Ma lasciamo la metafora della montagna e torniamo giù. Il punto politico è che l'Europa è in bolletta, e la Germania non vuole e non è in grado di coprire gli ammanchi degli altri. Perfino la Francia è in bolletta. Non solo: quelli che arrancano non sono disposti a tornare all'accampamento e rimettersi in forma seguendo diciassette durissime diete nazionali, che hanno già mandato al creatore un gran numero di governi. Il problema più grave è l'ostinata tenacia dello Stato-nazione, che non intende cedere l'elemento essenziale della sua sovranità. Come dicono i tedeschi, l'amicizia finisce dove cominciano i soldi, e lo stesso vale per l'integrazione. L'Unione europea non sta più bighellonando in collina: ora deve affrontare la parete Nord dell'Eiger.
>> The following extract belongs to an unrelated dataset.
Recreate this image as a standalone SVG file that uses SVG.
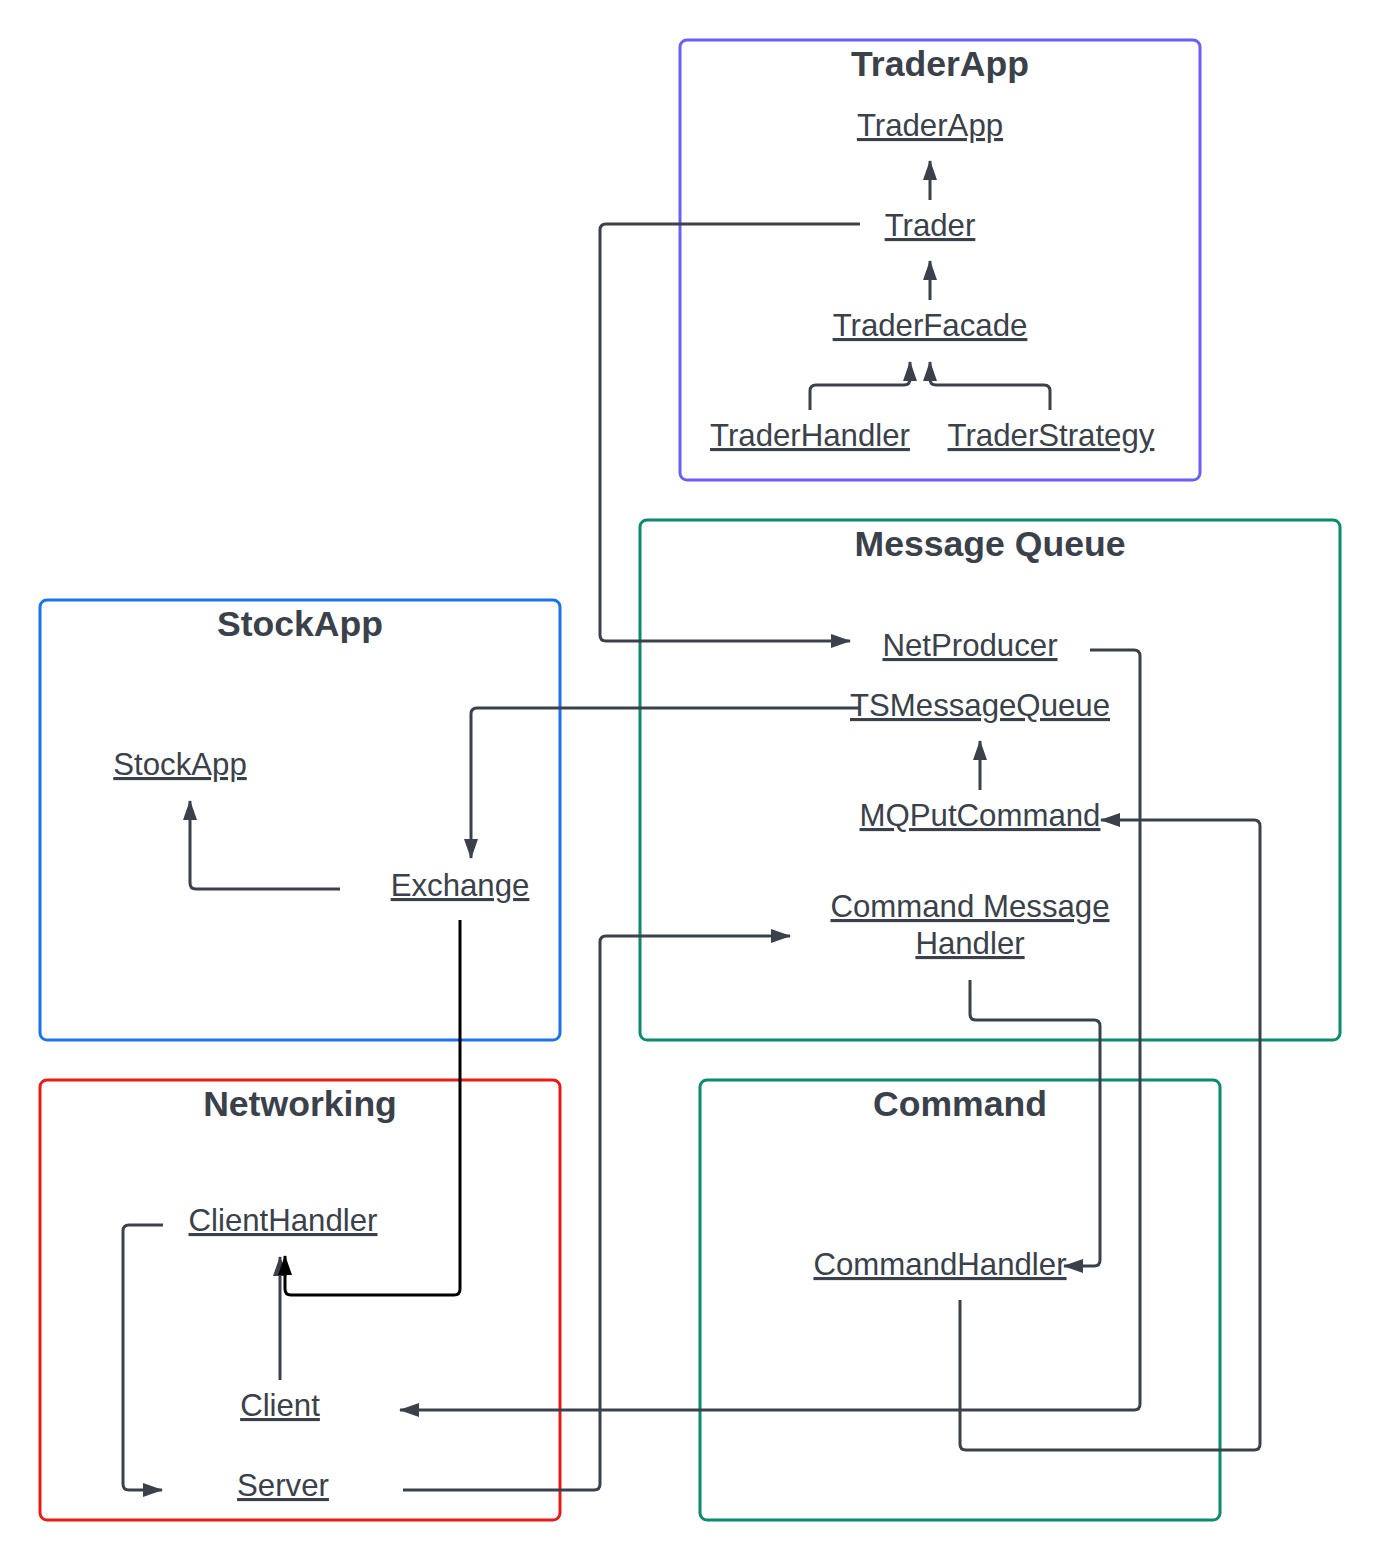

Significa che l'Europa ormai è storia? Non ancora. Ma una cosa la sappiamo, e cioè che in un certo senso l'esperimento è fallito, perché quel sogno meraviglioso degli anni Cinquanta – su, su, fino al cielo – è andato a sbattere contro la realtà sgradevole dello Stato-nazione che non vuole scomparire. E se vogliamo dirla tutta, quanti francesi, italiani, tedeschi, polacchi e così via vogliono rompere i legami con duemila anni di storia? Chi ha voglia di essere governato da Bruxelles invece che dalla propria capitale?
Voglio concludere con una preghiera. Prego che l'inevitabile tracollo dell'Euro, la parte più ambiziosa dell'esperimento, non seppellisca il resto dell'Unione. E voglio supplicare Zeus di salvare Europa dai flutti tempestosi e di adagiarla in una baia protetta, perché Europa non è in grado di sconfiggere il mare dello Stato-nazione, ma se dovesse affogare, il Canada e gli Stati Uniti non prospereranno. Amen e grazie.